Thursday, December 22, 2005

Wrestling the Ten Ton Gorilla

I've managed to insert enough BS into my current story that it now clocks in at well over 50,000 words (that's a million-zillion pages for those of you not in the know).

I've never written remotely near this number of pages, my previous attempts at long-story writing maybe hit the 20,000 word mark. My Gorilla is twice the size it's ever been before, pardon the topical reference, but it's a bit of a King Kong.

No longer do I flip back a few pages, or even ten, to see if what I wrote before makes sense now. No, I'm sitting at page 70 and wondering if what I wrote made sense on page 9, and does it all lead up to that climactic point on page 88?

I feel like I just can't keep that many pages straight in my head. By the time I'm at page 88 I don't even remember what page 9 said, let alone if it flows well.

What about the subtlety? The delicate phrasing? The gradual unwinding of emotions so that the end point, where all subterfuge is gone and the characters have grown as people and they can finally freely and joyously declare their love for one another, is as satisfying as a spicy scallop roll on a hot day?

I was so worried about being too obvious and heavy handed (my mother refers to it as being like Oliver Stone) that by the end of my first draft one got the sense that the characters might possibly have some sort of affection for one another. I don't think either had even thought about love the whole story. And when you are writing a romance that's bad, like writing a murder mystery without a dead body - very unsatisfying.

That's one of many things that I am fixing as I grapple with this monster.

Will it ever get any easier? Will I be able to write a story with a climax so powerful that makes silly things like me tear up and then check to make sure no one is watching? That the gradual building of feelings keeps the reader on edge, knowing it'll all turn out well but loving the torture that the daft characters keep putting themselves through? Will I know if and when I hit that point? Or will it still feel so weird and unmanageable?

I don't have the answer, just an excessive number of rhetorical questions.

But at least I must be enjoying this insane wrestling match on some level, or why would I be doing it?

Thursday, December 01, 2005

CGBBC

I have a friend who is very sensitive (perhaps with good reason) about when people complain about recognizable special effects in Film/TV. I must admit that I rather tormented him with my ignorance in the early stages of our acquaintance. Years have passed however and I now have a more, ahem, intimate acquaintance with SFX and understand just how many of them the average audience does not notice.

Of course there are still plenty of times when the space ship looks just a little to smooth, the background doesn't quite move in sync with the characters, and the debris from the explosion are oddly chunky. I now realize how often however, low budgets and time crunches can be an excuse for such imagery.

But tonight I saw bad Special Effects for which there is no excuse and it has raised my ire.
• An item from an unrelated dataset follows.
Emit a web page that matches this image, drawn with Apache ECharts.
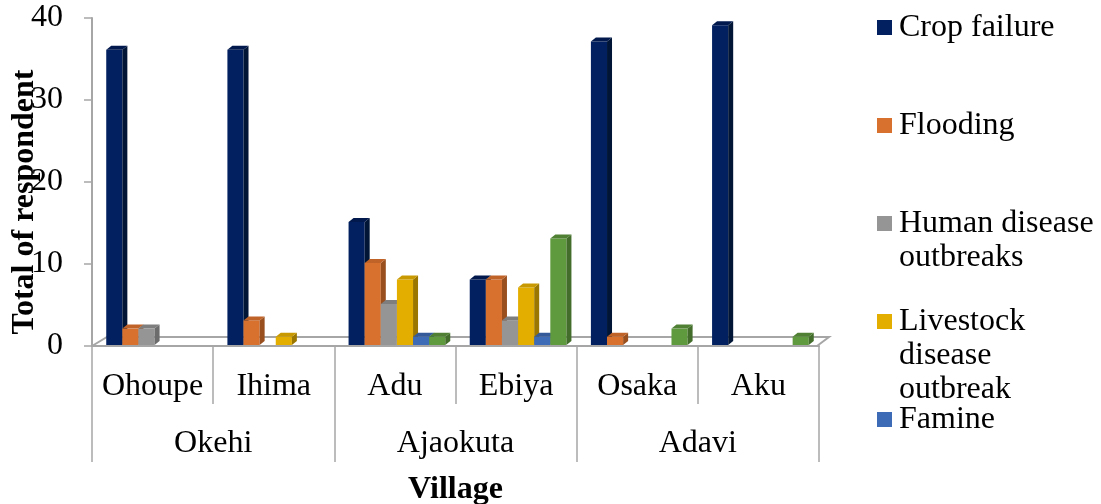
<!DOCTYPE html>
<html>
<head>
<meta charset="utf-8">
<script src="https://cdn.jsdelivr.net/npm/echarts@6/dist/echarts.min.js"></script>
<style>
  html, body { margin: 0; padding: 0; background: #ffffff; }
  #chart { width: 1101px; height: 504px; }
</style>
</head>
<body>
<div id="chart"></div>
<script>
// Respondents per village, grouped by local government area
const villages = ['Ohoupe', 'Ihima', 'Adu', 'Ebiya', 'Osaka', 'Aku'];
const lgas = ['Okehi', 'Ajaokuta', 'Adavi'];

const cropFailure      = [36, 36, 15, 8, 37, 39];
const flooding         = [2, 3, 10, 8, 1, 0];
const humanDisease     = [2, 0, 5, 3, 0, 0];
const livestockDisease = [0, 1, 8, 7, 0, 0];
const famine           = [0, 0, 1, 1, 0, 0];
const others           = [0, 0, 1, 13, 2, 1];

const yTicks = [0, 10, 20, 30, 40];

const seriesNames = ['Crop failure', 'Flooding', 'Human disease outbreaks',
  'Livestock disease outbreak', 'Famine', 'Other'];
const legendLines = {
  'Crop failure': ['Crop failure'],
  'Flooding': ['Flooding'],
  'Human disease outbreaks': ['Human disease', 'outbreaks'],
  'Livestock disease outbreak': ['Livestock', 'disease', 'outbreak'],
  'Famine': ['Famine']
};
const seriesValues = [cropFailure, flooding, humanDisease, livestockDisease, famine, others];

// front / top / side shades for the 3-D columns
const palette = [
  { face: '#022060', top: '#01194c', side: '#011536' },
  { face: '#D8702E', top: '#BF6329', side: '#9A4F1F' },
  { face: '#959595', top: '#7E7E7E', side: '#6C6C6C' },
  { face: '#E4AE00', top: '#C89900', side: '#9C7700' },
  { face: '#3E6BB5', top: '#345A9A', side: '#2C4C80' },
  { face: '#609A3E', top: '#4F8033', side: '#436D2B' }
];

const FONT = "'Liberation Serif', 'Times New Roman', serif";
const FS = 32;
const DX = 5, DY = 4;            // column depth offset
const SLOTS = 6;

function columnRenderer(slot, colors) {
  return function (params, api) {
    const v = api.value(1);
    if (!v) return null;
    const cat = api.value(0);
    const base = api.coord([cat, 0]);
    const tip = api.coord([cat, v]);
    const band = api.size([1, 0])[0];
    const w = band * 0.133;
    const x0 = base[0] - (SLOTS / 2) * w + 2 + slot * w;
    const x1 = x0 + w;
    const yb = base[1] - 1;
    const yt = tip[1] - 1;
    return {
      type: 'group',
      children: [
        { type: 'rect', shape: { x: x0, y: yt, width: w, height: yb - yt },
          style: { fill: colors.face } },
        { type: 'polygon', shape: { points: [[x1, yt], [x1 + DX, yt - DY], [x1 + DX, yb - DY], [x1, yb]] },
          style: { fill: colors.side } },
        { type: 'polygon', shape: { points: [[x0, yt], [x0 + DX, yt - DY], [x1 + DX, yt - DY], [x1, yt]] },
          style: { fill: colors.top } }
      ]
    };
  };
}

// floor of the 3-D plot area
function floorRenderer(params, api) {
  const cs = params.coordSys;
  const yf = api.coord([0, 0])[1];
  const xl = cs.x, xr = cs.x + cs.width;
  return {
    type: 'polyline',
    shape: { points: [[xl, yf], [xl + 15, yf - 9], [xr + 10, yf - 9], [xr - 2, yf]] },
    style: { stroke: '#A6A6A6', lineWidth: 2, fill: null }
  };
}

const series = [{
  type: 'custom',
  name: 'floor',
  silent: true,
  z: 1,
  renderItem: floorRenderer,
  encode: { x: 0, y: 1 },
  data: [[0, 0]]
}];
seriesValues.forEach(function (vals, i) {
  series.push({
    type: 'custom',
    name: seriesNames[i],
    z: 2,
    itemStyle: { color: palette[i].face },
    renderItem: columnRenderer(i, palette[i]),
    encode: { x: 0, y: 1 },
    data: vals.map(function (v, k) { return [k, v]; })
  });
});

// one legend block per entry; wrapped entries keep their first line beside the marker
// (blank lines above balance the vertically centred text block)
const LH = 34;
const iconTops = [20, 118, 216, 314, 412];
const legends = seriesNames.slice(0, 5).map(function (name, i) {
  const lines = legendLines[name];
  const n = lines.length;
  const pad = new Array(n - 1).fill('');
  const extent = (2 * n - 1) * LH / 2 - 7.5;
  return {
    data: [name],
    left: 877,
    top: iconTops[i] - extent,
    padding: 0,
    icon: 'rect',
    itemWidth: 15,
    itemHeight: 15,
    selectedMode: false,
    formatter: function () { return pad.concat(lines).join('\n'); },
    textStyle: { fontFamily: FONT, fontSize: FS, color: '#000', lineHeight: LH, padding: [0, 0, 0, 2] }
  };
});

const chart = echarts.init(document.getElementById('chart'), null, { renderer: 'canvas' });
chart.setOption({
  animation: false,
  backgroundColor: '#ffffff',
  legend: legends,
  grid: { left: 92, top: 18, width: 727, height: 328, outerBoundsMode: 'none', containLabel: false },
  xAxis: [{
    type: 'category',
    data: villages,
    position: 'bottom',
    axisLine: { show: true, lineStyle: { color: '#A6A6A6', width: 2 } },
    axisTick: { show: true, interval: 0, length: 58, lineStyle: { color: '#A6A6A6', width: 1.5 } },
    axisLabel: { interval: 0, margin: 25, fontFamily: FONT, fontSize: FS, color: '#000' },
    splitLine: { show: false }
  }, {
    type: 'category',
    data: lgas,
    position: 'bottom',
    axisLine: { show: false },
    axisTick: { show: true, interval: 0, length: 116, lineStyle: { color: '#A6A6A6', width: 1.5 } },
    axisLabel: { interval: 0, margin: 82, fontFamily: FONT, fontSize: FS, color: '#000' },
    name: 'Village',
    nameLocation: 'middle',
    nameGap: 128,
    nameTextStyle: { fontFamily: FONT, fontSize: FS, fontWeight: 'bold', color: '#000' },
    splitLine: { show: false }
  }],
  yAxis: {
    type: 'value',
    min: yTicks[0],
    max: yTicks[yTicks.length - 1],
    interval: yTicks[1] - yTicks[0],
    axisLine: { show: true, lineStyle: { color: '#A6A6A6', width: 2 } },
    axisTick: { show: true, length: 8, lineStyle: { color: '#A6A6A6', width: 1.5 } },
    axisLabel: { margin: 29, fontFamily: FONT, fontSize: FS, color: '#000' },
    splitLine: { show: false },
    name: 'Total of respondent',
    nameLocation: 'middle',
    nameRotate: 90,
    nameGap: 51,
    nameMoveOverlap: false,
    nameTextStyle: { fontFamily: FONT, fontSize: FS, fontWeight: 'bold', color: '#000',
      padding: [0, 40, 0, 0] }
  },
  series: series
});
</script>
</body>
</html>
I saw bad CG in a period BBC show.

Foyle's War is a show that I have quite fallen in love with in the past several months. Tech Support's mother loved it so much that she sent us the first two seasons on DVD just so we could enjoy it ourselves. It's a mystery series set during WWII. While most of Britain are either off dying in the war or being killed in bombings, Mr. Foyle gets to deal with the few Brits who are still killing each other. Michael Kitchen, as Foyle, has a marvelously dry, tired way of dealing with the lies that people tell in their attempt to hide their crimes. The supporting cast is nuanced and wonderful as well.

So you can imagine why garish, flat military planes moving through a monochrome sky and exploding rather abruptly might be an affront to my senses. That after the melody of the British accent a flat, story-book looking city radiating light in an odd way meant to imitate a bombing, might be less than satisfactory. I won't even bring up the airplane oscilliscope-type-thing the nazi's were pointing at that was very obviously generated in a computer invented long after the plane fictionally went down.

Of course I am not so cruel as to pretend as though these sort of scenes are easily done in any practical sense, still, I have a few suggestions:
  • Smoke is your friend. Cloud your plane in it as it 'flies' through the sky.
  • You don't need a sharp focus. Especially when your buildings look so flat.
  • Perhaps the suggestion of bombs and plane crashes are better than the distracting affect of poorly done fake ones?
  • If nothing else, get Terry Gilliam to do some animation instead, it looks more realistic.

    Luckily all of this occured in the first 5 minutes of the episode and I was able to once more submurge myself in the drama of WWII England and dead bodies.

    Still, with all due respect, while I don't mind and even expect bad CG when it comes to the Sci-Fi channel, no more bad CG in my BBC shows, please?